PRESIDENT Reagan and Secretary of State George Shultz are contemplating covert aid to UNITA, the guerrilla movement that battles the government for control of Angola. Congress is considering $27 million or more of overt assistance to UNITA. Both initiatives dangerously undermine the interests of the United States in Angola and the entire southern African region. Insurgents of the National Union for the Total Independence of Angola, or UNITA, have been battling the Angolan Army since the mid-1970s and now dominate about 40 percent of the country. Since 1979 they have been backed mainly by South Africa, and also by Zaire, Morocco, and some Arab states. South African air cover, logistical and refueling support, and, at times, direct military intervention have been critical in the growth of UNITA as a formidable fighting machine.

The Soviet Union and Cuba helped the present government of Angola assume power in 1976. Their material and technical support for Angola's Army and Air Force prevents a UNITA conquest of the country; earlier this year a Soviet- and Cuban-backed Angolan offensive almost succeeded in destroying UNITA's capital. Since then a Soviet-supplied arms buildup in Angola has continued, and another assault on UNITA is predicted.

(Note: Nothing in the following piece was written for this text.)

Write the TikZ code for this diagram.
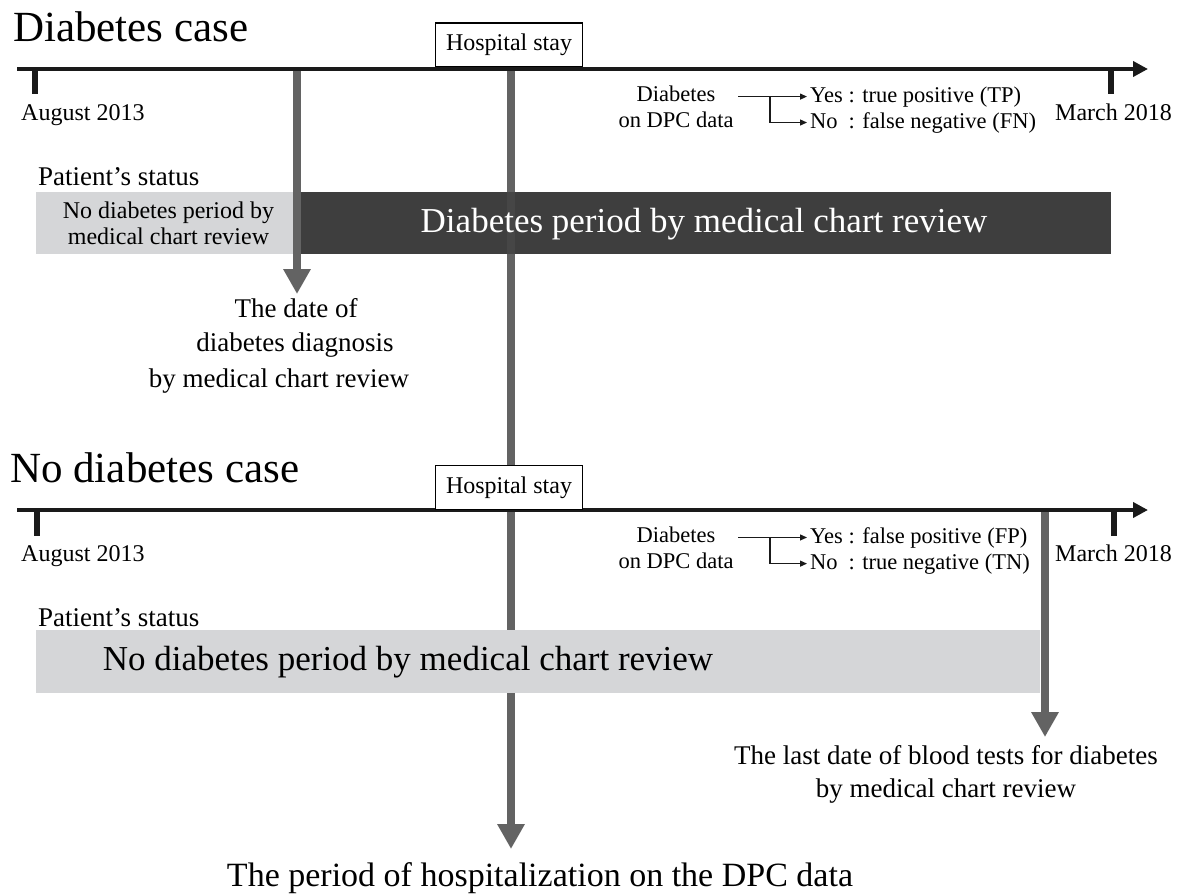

The congressional sponsors of overt aid may believe that giving funds to UNITA would be an anti-Marxist, anti-Cuban act; the Reagan administration believes the same and equates the cause of UNITA with the free Afghanistan movement. In any case, crucial questions can be asked about backing UNITA.

Support for UNITA is support for South Africa. To give aid and comfort to a South African surrogate at precisely the moment that the US (and its major banks and industries) is attempting to persuade that embattled white power to dismantle apartheid makes no sense. Doing so undoes any good that is beginning to flow from the Reagan administration's gradual deemphasis on the now discredited policy of constructive engagement.

Assisting UNITA may appear to have global foreign policy benefits: It shows the USSR that we can help the enemies of its clients. But, and the but is big, helping UNITA escalates regional conflict unnecessarily. The Soviets want the Angolan Marxist government to remain in power and remain steadfastly Marxist, against the African trend. Helping UNITA makes the Angolan government more dependent upon Soviet (and Cuban) backing. Helping UNITA hardly rewards those in the Angolan gove rnment who have tried to turn to the West and have welcomed better relations with the US.

If outsiders wish to entrench the Cubans in Angola, then they should advocate aid to UNITA. Indeed, for at least six years Cuban troops have played a critical role in bolstering the government of Angola's grip on the country and in preventing UNITA (backed by South Africa) from threatening its capital and other crucial centers.

Furthermore, giving assistance to UNITA would prevent any internationally acceptable settlement in Namibia. Since 1977, the US and the West have been struggling to persuade, and to give incentives to, South Africa to unleash its hold on the one-time League of Nations mandate. Since 1982, the US and South Africa have agreed that Namibia could move to independence only when the Cubans leave Angola. Although the government of Angola is prepared to watch the Cubans go, it will do so only when UNITA is weak or weakened, not when it is being strengthened by the US in cooperation with South Africa.

Curiously, the levels of aid to UNITA now being contemplated in Washington would hardly be crucial to UNITA's existence or power. Whereas the US is the principal supporter of Afghan freedom fighters and anti-Sandinistas in Nicaragua, in southern Africa UNITA is South Africa's proxy. The destabilization of Angola is but a part of South Africa's policy of keeping the southern African region crippled and under its thumb. The US is protesting with new vigor South Africa's attacks on Botswana, Mozambique, a nd Angola. Simultaneously to criticize and then to align ourselves with South Africa in hammering the region hardly helps enhance regional peace and development. Nor will it convince whites or blacks in South Africa that the US truly intends to work for serious change within that troubled country.

Neither covert nor overt aid to UNITA is in the self-interest of the US. Nor does it even make sense for rabid anti-Cubans in Miami, or for those who believe attacking the Soviets is the best defense against militant Marxism. The end of Soviet influence in Angola and in the region depends on diminishing the power and spread of apartheid, not the reverse.

Robert I. Rotberg is a professor of political science and history at the Massachusetts Institute of Technology.